Senior virologists Dr Gagandeep Kang and Dr T Jacob John said the world should now just accept this situation while ensuring surveillance continues for new virus variants.
Dr Kang, a professor at Christian Medical College, Vellore, said: “After the Delta wave, it was clear that getting rid of this virus would not be feasible and the only hope was prevention of severe disease with a combination of protection from prior infection, vaccination and appropriate use of antiviral drugs. This effectively put us into global endemicity, with the expectation of future surges due to new variants as we saw with Omicron.” She added that emergence of new Omicron variants is only expected as the virus finds new ways to evade immune responses.
The behaviour, she said, calls for sensible and limited surveillance which should “run in the background as the country turns to other biomedical needs”.
“Covid-19 is not done with us and is unlikely to be done with us, so we need to continue research efforts to predict what might happen,” she said.
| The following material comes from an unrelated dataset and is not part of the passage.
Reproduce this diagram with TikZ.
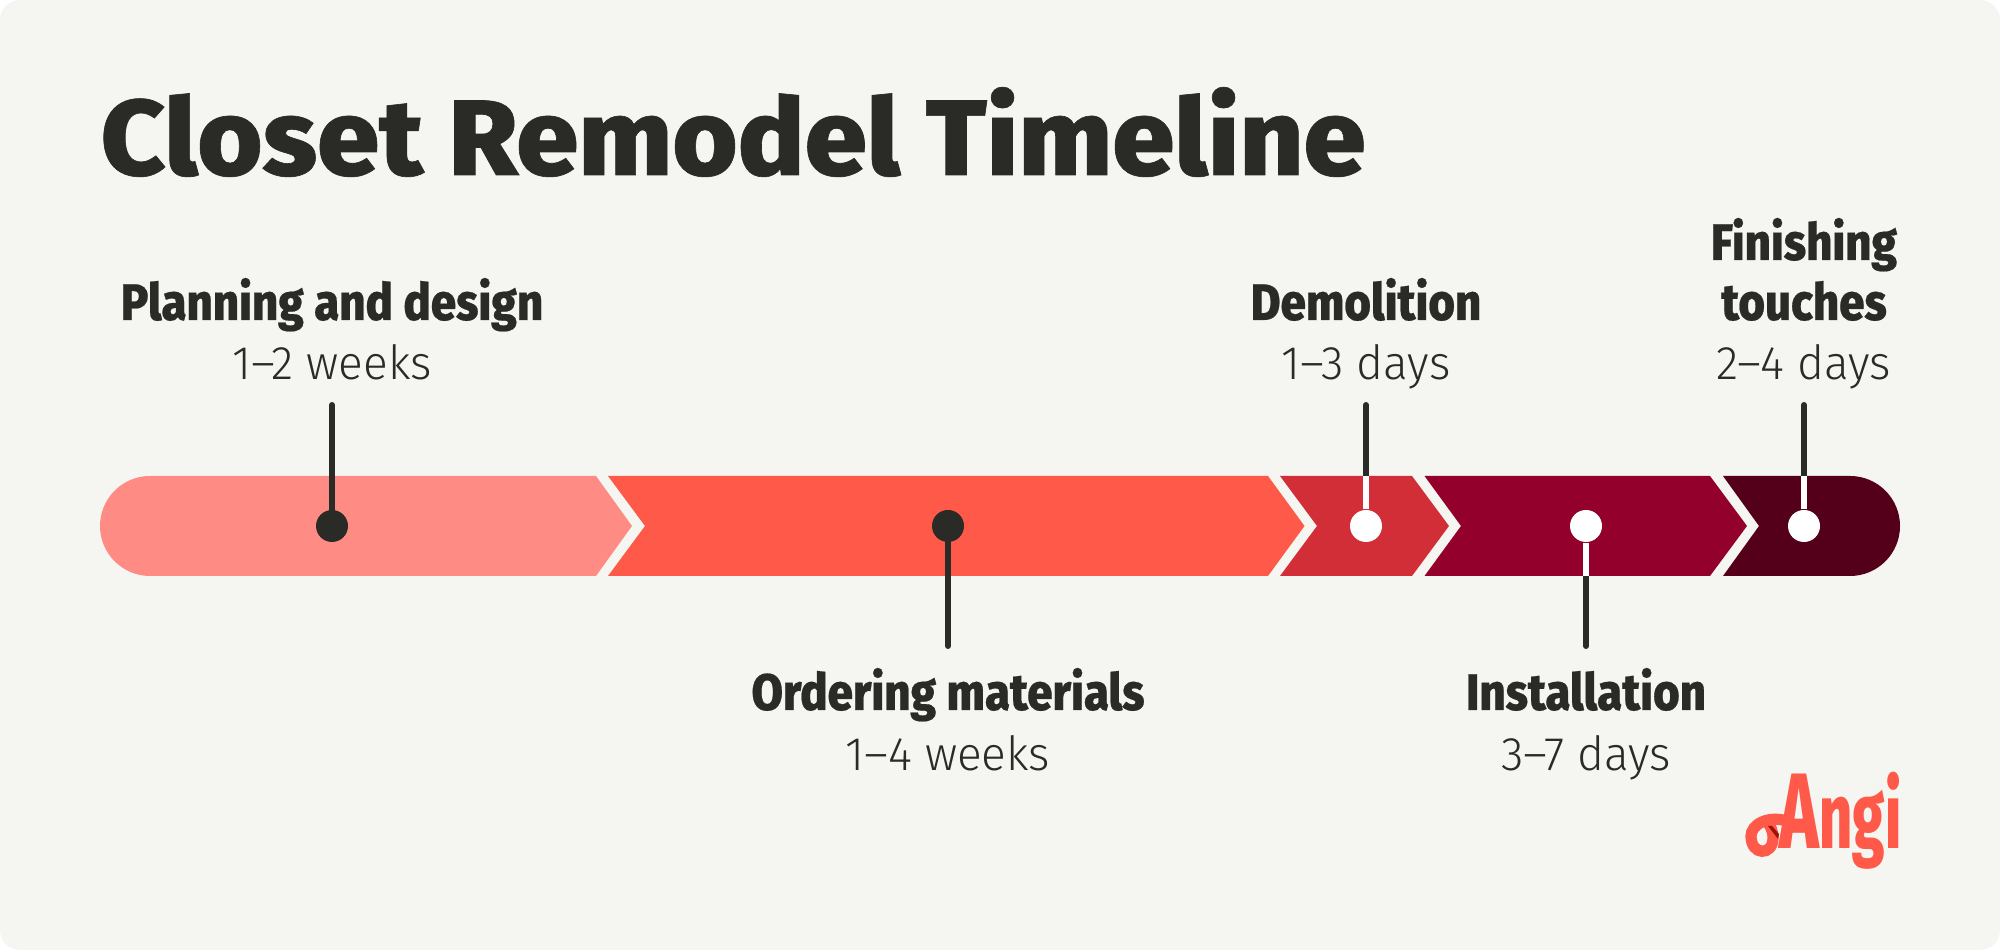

Dr John, retired professor and head of department of clinical virology and microbiology at CMC Vellore, added that public awareness on how to live in this endemic stage should be improved with help from institutions that have been monitoring Covid. “The way forward for the country is to create a public health division with as much autonomy as space and nuclear energy,” he said
Dr Raman Gangakhedkar, former head scientist of epidemiology and communicable diseases at ICMR, urged caution, saying while Omicron and its variants were triggering milder symptoms and low hospitalisation, numbers have to really decrease further.
“Even as we move towards endemicity, we are not really sure we are assessing the correct numbers as many [people] are not even coming forward to test,” he said.
As for the central government’s recent decision to not procure more vaccine doses – citing adequate reserves in states – Dr Kang said it was time Covid vaccines (and boosters) were added to the national routine immunisation programme.
“While the country has offered vaccines for free through the routine immunisation programme, intended for public health needs, vaccines for purchase have also been available through the private healthcare system. So there are additional vaccines which are licensed for protection against disease and like the shots against chickenpox or influenza, Covid vaccines should be treated along similar lines,” she said.
Newer or variant-specific jabs are still new territories and she said that she’s not convinced they are really needed in the current scenario.
On whether Covid jabs should continue to be free at government sites, Dr Kang said vaccines should be free if they are obtained through governmental immunisation programmes and to be paid for, if not.
Dr Gangakhedkar said free Covid jabs should continue at some sites to ensure better access for the poor.